*OBJECTIVE*:
In the records below, tally every line containing "that". Report only the total.

*MATERIAL FOR THIS EXERCISE*:
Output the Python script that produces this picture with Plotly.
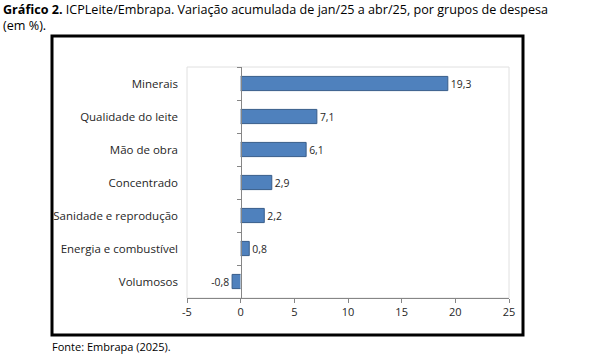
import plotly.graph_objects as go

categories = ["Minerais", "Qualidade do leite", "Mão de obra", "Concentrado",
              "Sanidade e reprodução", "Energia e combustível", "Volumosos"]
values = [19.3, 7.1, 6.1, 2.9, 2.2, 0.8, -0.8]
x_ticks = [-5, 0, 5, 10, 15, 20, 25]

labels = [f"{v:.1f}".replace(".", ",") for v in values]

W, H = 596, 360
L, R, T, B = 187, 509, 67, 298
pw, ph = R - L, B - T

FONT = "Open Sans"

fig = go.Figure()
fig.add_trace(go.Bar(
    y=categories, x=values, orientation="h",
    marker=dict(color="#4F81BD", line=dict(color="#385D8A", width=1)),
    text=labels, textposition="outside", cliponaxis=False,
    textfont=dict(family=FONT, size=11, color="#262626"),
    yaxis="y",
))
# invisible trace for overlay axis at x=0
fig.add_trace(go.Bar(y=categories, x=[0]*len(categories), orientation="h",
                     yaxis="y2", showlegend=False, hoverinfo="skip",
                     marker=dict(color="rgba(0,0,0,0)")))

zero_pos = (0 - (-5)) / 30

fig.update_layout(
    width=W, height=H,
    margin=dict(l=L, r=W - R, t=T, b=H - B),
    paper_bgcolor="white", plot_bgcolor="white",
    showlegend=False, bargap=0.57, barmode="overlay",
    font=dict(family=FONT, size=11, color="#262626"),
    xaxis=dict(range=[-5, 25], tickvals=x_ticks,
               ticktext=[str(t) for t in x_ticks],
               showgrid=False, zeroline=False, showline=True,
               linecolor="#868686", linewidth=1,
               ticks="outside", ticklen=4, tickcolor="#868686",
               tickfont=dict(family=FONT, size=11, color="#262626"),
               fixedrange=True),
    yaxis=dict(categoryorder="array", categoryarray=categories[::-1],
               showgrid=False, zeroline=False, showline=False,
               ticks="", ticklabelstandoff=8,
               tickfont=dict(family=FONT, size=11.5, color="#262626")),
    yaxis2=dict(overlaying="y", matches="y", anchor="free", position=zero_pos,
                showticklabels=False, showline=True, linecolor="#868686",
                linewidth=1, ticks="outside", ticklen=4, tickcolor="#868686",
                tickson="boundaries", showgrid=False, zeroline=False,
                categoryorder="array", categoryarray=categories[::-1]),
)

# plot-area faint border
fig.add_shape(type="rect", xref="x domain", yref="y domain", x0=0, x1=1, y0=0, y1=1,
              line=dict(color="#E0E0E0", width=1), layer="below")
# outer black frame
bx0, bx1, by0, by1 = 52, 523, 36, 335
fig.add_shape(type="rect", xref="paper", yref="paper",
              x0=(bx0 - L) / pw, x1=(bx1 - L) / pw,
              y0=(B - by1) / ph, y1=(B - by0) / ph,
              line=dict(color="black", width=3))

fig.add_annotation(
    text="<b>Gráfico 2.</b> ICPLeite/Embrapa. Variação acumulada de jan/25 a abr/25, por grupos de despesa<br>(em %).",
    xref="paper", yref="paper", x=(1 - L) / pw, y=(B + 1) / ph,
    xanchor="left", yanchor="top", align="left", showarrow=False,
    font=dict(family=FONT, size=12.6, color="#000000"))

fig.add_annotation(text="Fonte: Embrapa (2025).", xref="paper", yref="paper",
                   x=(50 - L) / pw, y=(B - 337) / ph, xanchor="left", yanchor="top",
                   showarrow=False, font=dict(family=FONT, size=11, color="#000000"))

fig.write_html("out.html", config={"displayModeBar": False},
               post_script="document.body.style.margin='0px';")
--
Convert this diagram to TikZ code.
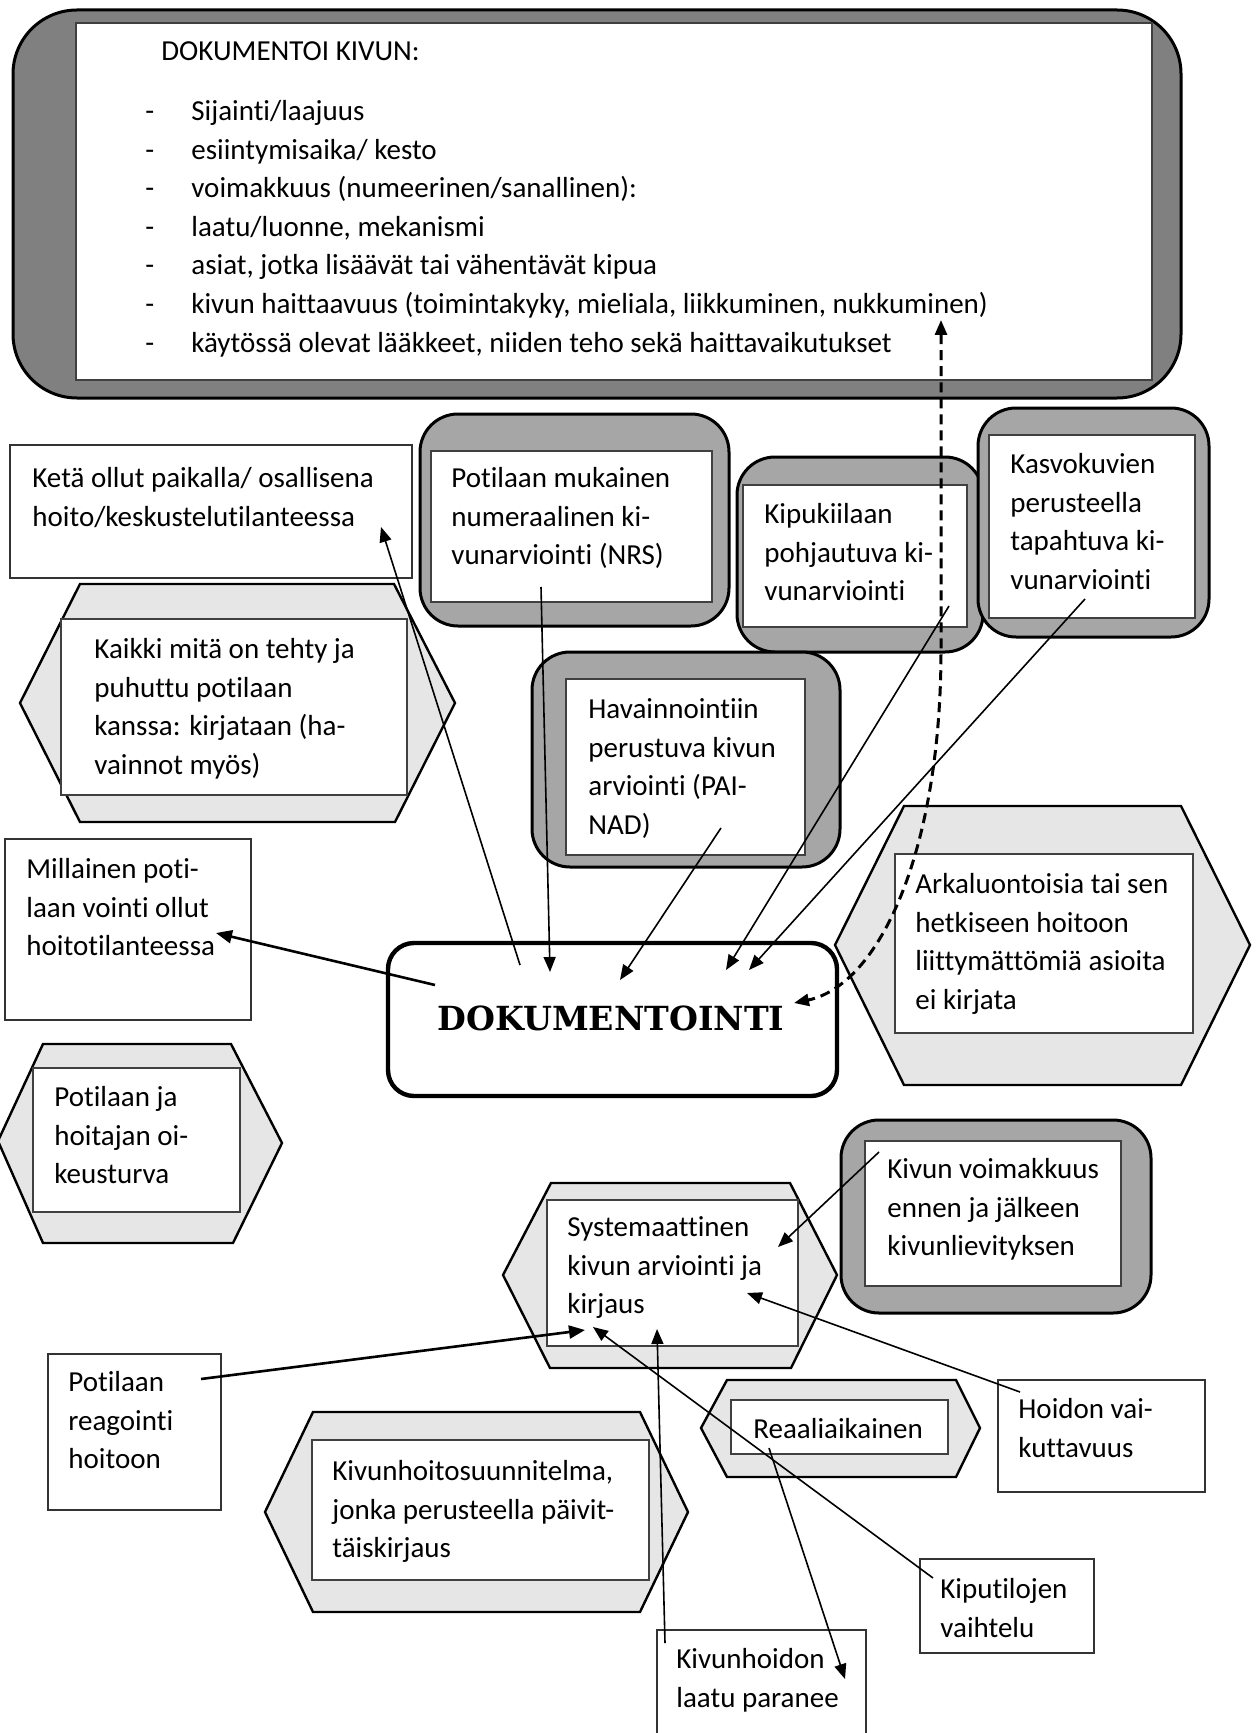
...
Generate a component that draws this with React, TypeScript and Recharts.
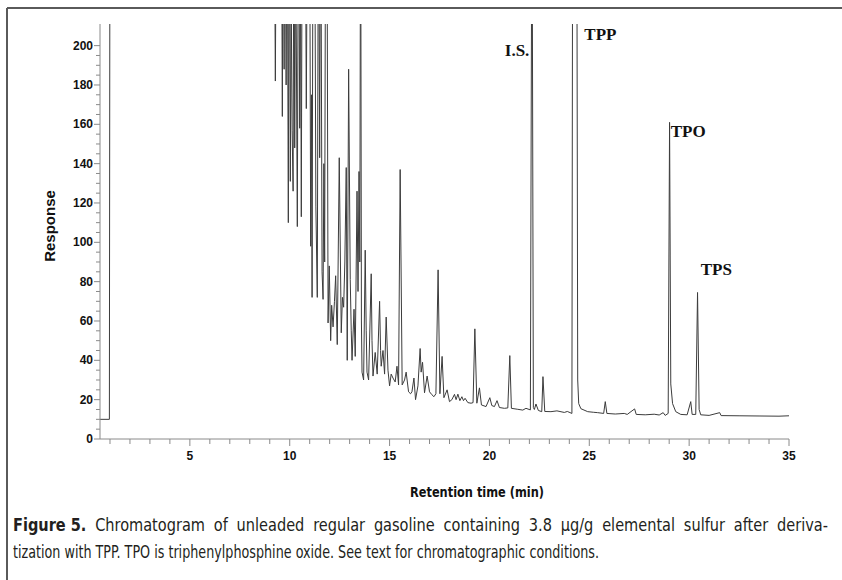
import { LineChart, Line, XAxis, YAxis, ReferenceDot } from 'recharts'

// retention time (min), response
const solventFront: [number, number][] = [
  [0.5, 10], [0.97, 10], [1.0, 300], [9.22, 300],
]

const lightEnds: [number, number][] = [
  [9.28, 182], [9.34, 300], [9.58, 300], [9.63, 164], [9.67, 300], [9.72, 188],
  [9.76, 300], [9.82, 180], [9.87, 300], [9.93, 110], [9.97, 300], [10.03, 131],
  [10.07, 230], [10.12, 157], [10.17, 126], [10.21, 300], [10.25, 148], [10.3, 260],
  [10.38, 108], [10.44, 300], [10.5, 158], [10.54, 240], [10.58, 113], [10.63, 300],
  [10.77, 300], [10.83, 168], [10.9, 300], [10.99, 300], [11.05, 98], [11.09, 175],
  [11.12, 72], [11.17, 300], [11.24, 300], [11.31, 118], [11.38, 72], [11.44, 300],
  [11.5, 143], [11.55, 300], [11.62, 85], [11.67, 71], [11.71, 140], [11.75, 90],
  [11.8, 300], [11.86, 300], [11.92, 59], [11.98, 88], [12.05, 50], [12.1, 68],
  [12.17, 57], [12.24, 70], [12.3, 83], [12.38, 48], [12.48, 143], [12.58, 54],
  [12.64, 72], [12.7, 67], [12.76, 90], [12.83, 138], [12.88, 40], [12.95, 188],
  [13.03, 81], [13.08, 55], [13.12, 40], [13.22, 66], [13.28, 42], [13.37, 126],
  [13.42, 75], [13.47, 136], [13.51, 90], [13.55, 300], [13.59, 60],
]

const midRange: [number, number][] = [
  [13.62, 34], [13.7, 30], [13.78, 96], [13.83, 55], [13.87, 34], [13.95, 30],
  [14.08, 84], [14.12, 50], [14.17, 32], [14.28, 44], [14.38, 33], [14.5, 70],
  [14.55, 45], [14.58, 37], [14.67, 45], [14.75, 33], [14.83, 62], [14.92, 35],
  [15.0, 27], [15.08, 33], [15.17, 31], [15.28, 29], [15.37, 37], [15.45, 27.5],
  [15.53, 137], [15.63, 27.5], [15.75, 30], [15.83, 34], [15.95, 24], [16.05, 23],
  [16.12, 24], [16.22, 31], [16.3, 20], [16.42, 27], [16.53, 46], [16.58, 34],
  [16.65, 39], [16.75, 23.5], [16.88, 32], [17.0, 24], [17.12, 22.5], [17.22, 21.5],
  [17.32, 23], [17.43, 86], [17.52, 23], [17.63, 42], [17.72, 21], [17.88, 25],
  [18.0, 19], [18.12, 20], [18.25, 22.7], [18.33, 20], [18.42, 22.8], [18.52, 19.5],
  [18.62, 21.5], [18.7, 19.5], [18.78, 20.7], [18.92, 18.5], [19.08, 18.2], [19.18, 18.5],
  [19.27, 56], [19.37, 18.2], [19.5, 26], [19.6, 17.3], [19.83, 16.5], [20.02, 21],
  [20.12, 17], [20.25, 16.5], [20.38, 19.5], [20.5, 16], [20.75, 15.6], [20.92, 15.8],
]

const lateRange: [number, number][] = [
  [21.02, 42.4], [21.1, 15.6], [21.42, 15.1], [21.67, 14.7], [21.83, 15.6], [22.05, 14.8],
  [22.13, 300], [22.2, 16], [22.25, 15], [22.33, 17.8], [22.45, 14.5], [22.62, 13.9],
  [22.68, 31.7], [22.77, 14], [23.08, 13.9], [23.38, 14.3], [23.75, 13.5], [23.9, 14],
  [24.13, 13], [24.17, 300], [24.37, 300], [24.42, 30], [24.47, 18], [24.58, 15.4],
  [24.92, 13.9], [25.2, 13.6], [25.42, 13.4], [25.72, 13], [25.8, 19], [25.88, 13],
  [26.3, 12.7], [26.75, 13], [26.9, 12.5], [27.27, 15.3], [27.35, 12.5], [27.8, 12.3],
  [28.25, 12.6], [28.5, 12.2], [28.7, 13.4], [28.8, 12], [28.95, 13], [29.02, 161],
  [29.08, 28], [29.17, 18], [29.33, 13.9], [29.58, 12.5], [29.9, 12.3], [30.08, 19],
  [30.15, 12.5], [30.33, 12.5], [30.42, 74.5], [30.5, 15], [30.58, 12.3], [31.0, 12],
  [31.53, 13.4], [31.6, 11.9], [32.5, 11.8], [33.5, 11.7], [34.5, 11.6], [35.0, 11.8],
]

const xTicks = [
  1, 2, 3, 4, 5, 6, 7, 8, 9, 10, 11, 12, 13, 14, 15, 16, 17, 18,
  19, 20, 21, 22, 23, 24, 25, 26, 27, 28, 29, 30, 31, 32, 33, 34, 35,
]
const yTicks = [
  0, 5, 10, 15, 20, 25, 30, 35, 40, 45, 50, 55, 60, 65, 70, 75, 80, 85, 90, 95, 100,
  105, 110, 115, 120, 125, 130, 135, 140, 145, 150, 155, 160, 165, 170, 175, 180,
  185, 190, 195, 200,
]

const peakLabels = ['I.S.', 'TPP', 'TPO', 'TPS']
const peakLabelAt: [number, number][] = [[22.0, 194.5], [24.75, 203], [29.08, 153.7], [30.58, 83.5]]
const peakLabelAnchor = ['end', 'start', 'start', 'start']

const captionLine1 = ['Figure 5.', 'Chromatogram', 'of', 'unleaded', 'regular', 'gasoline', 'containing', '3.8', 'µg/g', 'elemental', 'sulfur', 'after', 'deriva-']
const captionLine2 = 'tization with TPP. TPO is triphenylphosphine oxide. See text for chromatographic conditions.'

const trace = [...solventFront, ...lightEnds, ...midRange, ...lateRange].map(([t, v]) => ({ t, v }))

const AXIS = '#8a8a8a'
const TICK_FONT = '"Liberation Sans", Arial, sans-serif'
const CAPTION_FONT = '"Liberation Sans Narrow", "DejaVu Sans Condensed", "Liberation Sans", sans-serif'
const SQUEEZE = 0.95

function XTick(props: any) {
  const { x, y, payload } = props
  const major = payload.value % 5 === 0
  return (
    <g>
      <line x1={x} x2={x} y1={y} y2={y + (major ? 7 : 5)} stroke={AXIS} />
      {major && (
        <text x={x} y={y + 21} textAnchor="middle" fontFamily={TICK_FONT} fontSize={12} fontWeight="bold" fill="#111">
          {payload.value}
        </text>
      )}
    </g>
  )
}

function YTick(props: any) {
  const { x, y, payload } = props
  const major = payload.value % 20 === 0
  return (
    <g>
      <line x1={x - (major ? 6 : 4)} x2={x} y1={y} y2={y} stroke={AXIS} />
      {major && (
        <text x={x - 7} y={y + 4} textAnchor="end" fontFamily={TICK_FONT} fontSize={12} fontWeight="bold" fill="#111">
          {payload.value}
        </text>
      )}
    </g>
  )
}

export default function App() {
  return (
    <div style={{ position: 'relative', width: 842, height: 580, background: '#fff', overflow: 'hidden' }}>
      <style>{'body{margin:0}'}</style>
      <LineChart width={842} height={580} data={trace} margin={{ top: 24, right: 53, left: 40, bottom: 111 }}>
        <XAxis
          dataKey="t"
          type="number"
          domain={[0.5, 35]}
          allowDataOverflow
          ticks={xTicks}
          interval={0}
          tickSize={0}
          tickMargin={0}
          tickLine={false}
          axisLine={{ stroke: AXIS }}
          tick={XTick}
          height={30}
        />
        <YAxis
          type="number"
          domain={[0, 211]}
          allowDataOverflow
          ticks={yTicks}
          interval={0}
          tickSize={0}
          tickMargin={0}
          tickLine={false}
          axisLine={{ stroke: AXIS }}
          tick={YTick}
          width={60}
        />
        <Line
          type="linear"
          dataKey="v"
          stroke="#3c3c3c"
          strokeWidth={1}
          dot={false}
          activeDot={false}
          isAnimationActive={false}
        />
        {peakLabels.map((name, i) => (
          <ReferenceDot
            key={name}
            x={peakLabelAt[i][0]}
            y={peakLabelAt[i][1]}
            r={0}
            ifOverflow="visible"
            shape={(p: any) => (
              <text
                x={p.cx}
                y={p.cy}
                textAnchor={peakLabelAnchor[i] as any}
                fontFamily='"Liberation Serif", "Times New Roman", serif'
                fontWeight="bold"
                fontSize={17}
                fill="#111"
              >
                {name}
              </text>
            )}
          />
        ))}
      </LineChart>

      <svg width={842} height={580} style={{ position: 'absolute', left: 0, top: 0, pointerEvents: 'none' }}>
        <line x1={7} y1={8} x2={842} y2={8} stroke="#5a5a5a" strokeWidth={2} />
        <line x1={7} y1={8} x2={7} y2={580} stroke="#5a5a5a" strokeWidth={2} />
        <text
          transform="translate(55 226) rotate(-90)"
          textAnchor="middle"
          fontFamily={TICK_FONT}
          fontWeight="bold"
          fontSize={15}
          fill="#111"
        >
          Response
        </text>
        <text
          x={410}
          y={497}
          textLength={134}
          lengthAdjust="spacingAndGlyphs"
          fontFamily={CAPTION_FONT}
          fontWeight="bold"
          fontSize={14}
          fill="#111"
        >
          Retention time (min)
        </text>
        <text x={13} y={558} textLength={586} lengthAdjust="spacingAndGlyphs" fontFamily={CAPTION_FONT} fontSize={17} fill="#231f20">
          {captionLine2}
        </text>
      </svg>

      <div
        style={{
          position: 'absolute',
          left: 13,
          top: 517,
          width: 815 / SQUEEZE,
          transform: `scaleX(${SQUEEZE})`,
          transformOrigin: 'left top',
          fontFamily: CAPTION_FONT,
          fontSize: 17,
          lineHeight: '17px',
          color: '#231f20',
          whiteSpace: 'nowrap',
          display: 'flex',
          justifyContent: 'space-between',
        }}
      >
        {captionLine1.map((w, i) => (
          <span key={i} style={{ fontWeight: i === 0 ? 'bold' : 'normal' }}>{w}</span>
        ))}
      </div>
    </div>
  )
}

*OUTPUT FOR THIS TASK*:
2